Castles are common along the Rhine River – a stretch known as the Upper Middle Rhine is home to more than 40 fortifications. Our itinerary included an excursion to the German city of Heidelberg, where the red sandstone Heidelberg Castle looms over the old town center. Once a grand Renaissance palace, the castle was destroyed during the Nine Years’ War of the late 17th century. Some rebuilding was done (though never completed), and the edifice was later damaged by lightning strikes in 1764. The ruins caught the attention of 19th-century poets and artists, and soon came to symbolize German Romanticism.

On the Mosel River, we explored Cochem Castle, or Reichsburg, in Cochem, Germany. Interesting fact, in 1294, King Adolf of Nassau pawned the castle and about 50 surrounding villages on royal land to the archbishop of Trier in order to finance his coronation as German emperor. Neither the king nor his heirs could come up with the funds to reclaim the castle, and it remained with the Trier archbishops until 1794. The original structure fell to ruin, but in 1868, Berlin businessman Louis Ravené bought the site and rebuilt the castle around its Gothic foundations.

Later on, we climbed up to the Imperial Castle for splendid views of Nuremberg, Germany – it was one of the most important castles of the Holy Roman Empire during the Middle Ages. One of its oldest remaining parts is the double chapel – two chapels with the same floor plans, one sitting atop the other. They are connected by an opening in the middle that allowed the congregation in either chapel to hear the service in the other one.

On the Danube River, we were provided an opportunity to visit the fairy-tale Neuschwanstein Castle in the Bavarian Alps. Neuschwanstein was built on its spectacular mountain perch from 1869 to 1886 by Ludwig II, sometimes called “Mad King Ludwig.” After losing sovereignty in his kingdom, Ludwig withdrew into his own world of myths and legends and built elaborate royal residences where he could feel like a true king. Neuschwanstein is the most famous, and among its highlights is the Byzantine-style throne room with frescoes, cobalt blue columns, and a grotto built to resemble a natural cave.

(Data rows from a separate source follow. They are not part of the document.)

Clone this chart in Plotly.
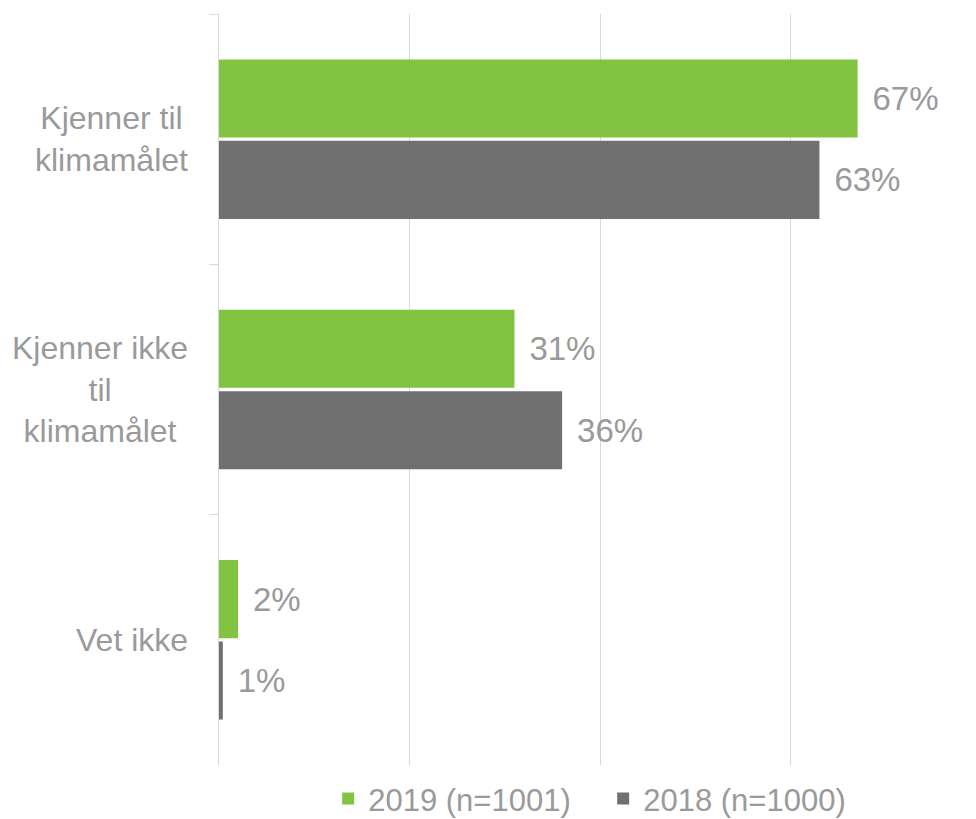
import plotly.graph_objects as go

categories = ["Kjenner til klimamålet", "Kjenner ikke til klimamålet", "Vet ikke"]
category_labels = ["Kjenner til<br>klimamålet", "Kjenner ikke<br>til<br>klimamålet", "Vet ikke"]
series_names = ["2019 (n=1001)", "2018 (n=1000)"]
values_2019 = [0.67, 0.31, 0.02]
values_2018 = [0.63, 0.36, 0.004]
labels_2019 = ["67%", "31%", "2%"]
labels_2018 = ["63%", "36%", "1%"]

GREEN = "#82C341"
GRAY = "#707070"
TEXT = "#9a9a9a"
GRID = "#d9d9d9"
FONT = "Liberation Sans, Arial, sans-serif"

fig = go.Figure()
for name, vals, labs, col in [
    (series_names[0], values_2019, labels_2019, GREEN),
    (series_names[1], values_2018, labels_2018, GRAY),
]:
    fig.add_trace(go.Bar(
        y=categories, x=vals, orientation="h", name=name,
        marker=dict(color=col, line=dict(width=0)),
        text=["\u00a0\u200a" + t for t in labs],
        textposition="outside", cliponaxis=False,
        textfont=dict(family=FONT, size=33, color=TEXT),
    ))

for cat, lab in zip(categories, category_labels):
    fig.add_annotation(
        x=0, xref="paper", xanchor="right", xshift=-29,
        y=cat, yref="y", yanchor="middle",
        text=lab, showarrow=False, align="center",
        font=dict(family=FONT, size=32, color=TEXT),
    )

fig.update_layout(
    width=968, height=811,
    paper_bgcolor="white", plot_bgcolor="white",
    margin=dict(l=211, r=66, t=6, b=54, autoexpand=False),
    barmode="group", bargap=0.35, bargroupgap=0.04,
    font=dict(family=FONT, size=30, color=TEXT),
    showlegend=True,
    legend=dict(
        orientation="h", x=0.158, xanchor="left", y=-0.009, yanchor="top",
        font=dict(family=FONT, size=31, color=TEXT),
        traceorder="normal", itemwidth=30,
        entrywidth=230, entrywidthmode="pixels",
    ),
)
fig.update_xaxes(
    range=[0, 0.725], tickvals=[0, 0.2, 0.4, 0.6], showticklabels=False,
    showgrid=True, gridcolor=GRID, gridwidth=1, zeroline=False, showline=False,
    ticks="",
)
fig.update_yaxes(
    autorange="reversed", showticklabels=False, showgrid=False,
    showline=True, linecolor=GRID, linewidth=1,
    ticks="outside", tickson="boundaries", ticklen=9, tickcolor=GRID,
)

fig.write_html("out.html")
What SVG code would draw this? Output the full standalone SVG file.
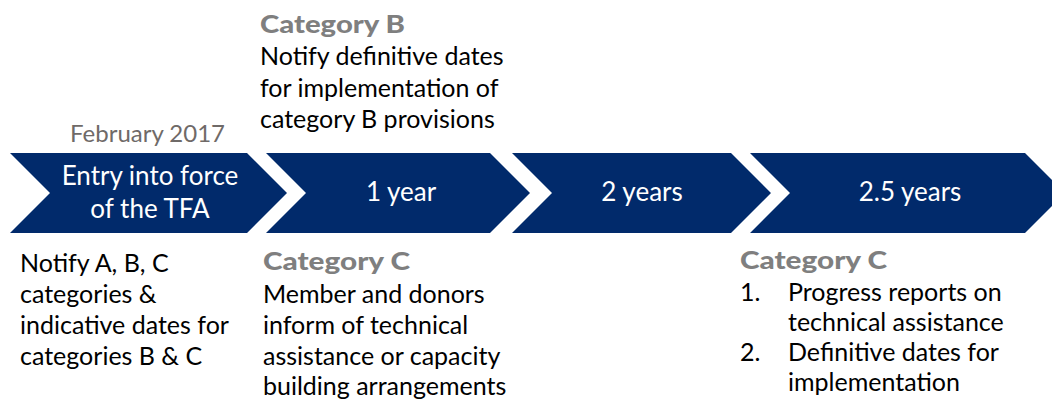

Finally we visited Prague Castle – one of the world’s largest castle complexes and the official residence of the president of the Czech Republic. Also called Hradcany Castle, after the neighborhood that surrounds it, it’s comprised of palaces, churches, towers, and gardens. The Bohemian Crown Jewels are housed here, though they’re rarely displayed. These treasures are stored in what’s been called the least accessible place in the castle – an iron safe secured by seven locks. To open it, all seven key-holders – which include the president and prime minister – must be present (security-identity theft must be difficult).

Our next trip will be on a Douro River Cruise in Portugal, our plan is to then head to Casa de Mateus in Regua. Built near the town of Vila Real in the first half of the 18th century, the palace is a fine example of Baroque architecture. Some might recognize it from the label that adorned flask-shaped bottles of Mateus rosé, a popular wine in the early 1970s. Mateus is most famous for its formal gardens, an elaborate display of topiaries, manicured hedges, tiered pools, and a path shaded by a cypress tunnel. If this doesn’t convince you to put a River Cruise on your bucket list, I’m not sure what will!